The first thing Rita Skura and Schnurpfeil did was collect Schilf and the murderer from the hous
e by the canal. The murderer had a blue and white cooler with him. He climbed into the backseat next to Rita without a greeting, proffering instead an explanation that the box belonged to his ex-family. After that, Schilf ordered them to stop at the cycling club, where he commandeered two racing bikes without any legal justification. The two bikes are now in the back of the VW van, as good as stolen property. The next stop was the forensic department. Their business there finished, the murderer was now looking ahead of him with a rapt expression, balancing the cooler on his lap and stroking the blue lid from time to time. Rita has to stop herself thinking about what the box contains and how it got in there, otherwise she will go mad. Schnurpfeil seems to be feeling the same way. Following Schilf’s instructions, he is steering the vehicle through the city center, but takes the bends so swiftly and brakes so hard that his passengers bow toward each other simultaneously before righting themselves again.

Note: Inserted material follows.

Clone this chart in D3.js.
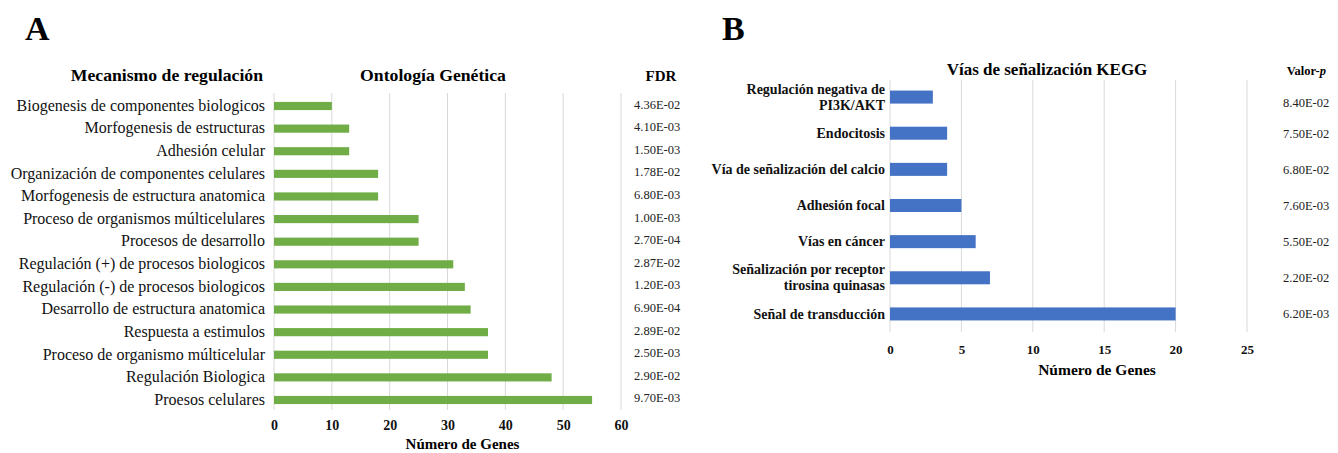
<!DOCTYPE html>
<html><head><meta charset="utf-8">
<script src="https://cdn.jsdelivr.net/npm/d3@7"></script>
<style>
body{margin:0;background:#fff;}
svg{display:block;font-family:"Liberation Serif","Times New Roman",serif;}
</style></head>
<body>
<svg id="c" width="1338" height="453"></svg>
<script>
// Panel A data
const goTerms = ["Biogenesis de componentes biologicos","Morfogenesis de estructuras","Adhesión celular","Organización de componentes celulares","Morfogenesis de estructura anatomica","Proceso de organismos múlticelulares","Procesos de desarrollo","Regulación (+) de procesos biologicos","Regulación (-) de procesos biologicos","Desarrollo de estructura anatomica","Respuesta a estimulos","Proceso de organismo múlticelular","Regulación Biologica","Proesos celulares"];
const goGenes = [10,13,13,18,18,25,25,31,33,34,37,37,48,55];
const goFDR = ["4.36E-02","4.10E-03","1.50E-03","1.78E-02","6.80E-03","1.00E-03","2.70E-04","2.87E-02","1.20E-03","6.90E-04","2.89E-02","2.50E-03","2.90E-02","9.70E-03"];
const goTicks = [0,10,20,30,40,50,60];
// Panel B data
const keggPaths = [["Regulación negativa de","PI3K/AKT"],["Endocitosis"],["Vía de señalización del calcio"],["Adhesión focal"],["Vías en cáncer"],["Señalización por receptor","tirosina quinasas"],["Señal de transducción"]];
const keggGenes = [3,4,4,5,6,7,20];
const keggP = ["8.40E-02","7.50E-02","6.80E-02","7.60E-03","5.50E-02","2.20E-02","6.20E-03"];
const keggTicks = [0,5,10,15,20,25];

const svg = d3.select("#c");
const green = "#70AD47", blue = "#4472C4", grid = "#d9d9d9";

// ---------- Panel A ----------
svg.append("text").attr("x",25).attr("y",40).attr("font-size",34).attr("font-weight","bold").text("A");
const xA = d3.scaleLinear().domain([0,60]).range([274,621]);
const yA = d3.scaleBand().domain(goTerms).range([94.7,411.3]).paddingInner(0.64).paddingOuter(0.32);
const gA = svg.append("g");
gA.selectAll("line.g").data(goTicks).join("line")
  .attr("x1",d=>xA(d)).attr("x2",d=>xA(d)).attr("y1",93).attr("y2",410)
  .attr("stroke",grid).attr("stroke-width",1);
gA.selectAll("rect").data(goTerms).join("rect")
  .attr("x",xA(0)).attr("y",d=>yA(d)).attr("height",yA.bandwidth())
  .attr("width",(d,i)=>xA(goGenes[i])-xA(0)).attr("fill",green);
gA.selectAll("text.lab").data(goTerms).join("text").attr("class","lab")
  .attr("x",265).attr("y",d=>yA(d)+yA.bandwidth()/2).attr("dy","0.3em")
  .attr("text-anchor","end").attr("font-size",16).attr("fill","#111").text(d=>d);
gA.selectAll("text.fdr").data(goTerms).join("text").attr("class","fdr")
  .attr("x",634).attr("y",d=>yA(d)+yA.bandwidth()/2).attr("dy","0.2em")
  .attr("font-size",12.5).attr("fill","#222").text((d,i)=>goFDR[i]);
const axA = d3.axisBottom(xA).tickValues(goTicks).tickSize(0).tickPadding(0);
const gaxA = gA.append("g").attr("transform","translate(0,425)").call(axA);
gaxA.select(".domain").remove();
gaxA.selectAll("text").attr("font-size",14).attr("font-weight","bold").attr("font-family","Liberation Serif, serif").attr("dy","0.35em").attr("fill","#111");
gA.append("text").attr("x",(xA(0)+xA(60))/2+15).attr("y",449).attr("text-anchor","middle").attr("font-size",15).attr("font-weight","bold").text("Número de Genes");
gA.append("text").attr("x",263).attr("y",81).attr("text-anchor","end").attr("font-size",17.7).attr("font-weight","bold").text("Mecanismo de regulación");
gA.append("text").attr("x",433).attr("y",81).attr("text-anchor","middle").attr("font-size",17.7).attr("font-weight","bold").text("Ontología Genética");
gA.append("text").attr("x",661).attr("y",81).attr("text-anchor","middle").attr("font-size",15).attr("font-weight","bold").text("FDR");

// ---------- Panel B ----------
svg.append("text").attr("x",722).attr("y",40).attr("font-size",34).attr("font-weight","bold").text("B");
const xB = d3.scaleLinear().domain([0,25]).range([890,1247]);
const keys = keggPaths.map(d=>d.join(" "));
const yB = d3.scaleBand().domain(keys).range([79,332]).paddingInner(0.64).paddingOuter(0.32);
const gB = svg.append("g");
gB.selectAll("line.g").data(keggTicks).join("line")
  .attr("x1",d=>xB(d)).attr("x2",d=>xB(d)).attr("y1",80).attr("y2",332)
  .attr("stroke",grid).attr("stroke-width",1);
gB.selectAll("rect").data(keys).join("rect")
  .attr("x",xB(0)).attr("y",d=>yB(d)).attr("height",yB.bandwidth())
  .attr("width",(d,i)=>xB(keggGenes[i])-xB(0)).attr("fill",blue);
keggPaths.forEach((lines,i)=>{
  const cy = yB(keys[i])+yB.bandwidth()/2;
  const t = gB.append("text").attr("x",885).attr("text-anchor","end").attr("font-size",14).attr("font-weight","bold").attr("fill","#111");
  lines.forEach((ln,j)=>{
    t.append("tspan").attr("x",885).attr("y",cy+(j-(lines.length-1)/2)*16).attr("dy","0.33em").text(ln);
  });
});
gB.selectAll("text.pv").data(keys).join("text").attr("class","pv")
  .attr("x",1283).attr("y",(d,i)=>yB(d)+yB.bandwidth()/2+(i===0?6:0)).attr("dy","0.35em")
  .attr("font-size",12.5).attr("fill","#222").text((d,i)=>keggP[i]);
const axB = d3.axisBottom(xB).tickValues(keggTicks).tickSize(0).tickPadding(0);
const gaxB = gB.append("g").attr("transform","translate(0,349)").call(axB);
gaxB.select(".domain").remove();
gaxB.selectAll("text").attr("font-size",13).attr("font-weight","bold").attr("font-family","Liberation Serif, serif").attr("dy","0.35em").attr("fill","#111");
gB.append("text").attr("x",1097).attr("y",375).attr("text-anchor","middle").attr("font-size",15.5).attr("font-weight","bold").text("Número de Genes");
gB.append("text").attr("x",1047).attr("y",75).attr("text-anchor","middle").attr("font-size",17).attr("font-weight","bold").text("Vías de señalización KEGG");
const vp = gB.append("text").attr("x",1326).attr("y",75).attr("text-anchor","end").attr("font-size",12.5).attr("font-weight","bold");
vp.append("tspan").text("Valor-");
vp.append("tspan").attr("font-style","italic").text("p");
</script>
</body></html>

But the worst thing of all is the voice of the first detective chief superintendent. Schilf is crouched on the passenger seat talking to the windshield about branches and ponds and parallel universes and other bizarre stuff. The crazed monologue makes Rita Skura wish that Schnurpfeil would draw into the next petrol station and throw everyone except her out, and simply drive off, out of the city, onto the A5 toward Basel, and go straight on until the sea can be glimpsed between the trees. Sadly, Schnurpfeil makes no move to do this, but is concentrating on the evening traffic. Nothing in his actions betrays the fact that he imagines throwing everyone except Rita out at the next petrol station and driving off with her, until he reaches the sea.
Rita’s fingers drum up a storm on her lap. Schilf’s cry for help has shaken her self-confidence somewhat. Her instincts tell her to call up the chief public prosecutor and request an arrest warrant for Sebastian. But if she is to proceed from the opposite of her instincts, as she normally does, she must stay where she is and follow the ideas of someone of unsound mind. Her method of working doesn’t seem to be effective any longer. Or perhaps it simply cannot be applied to its progenitor.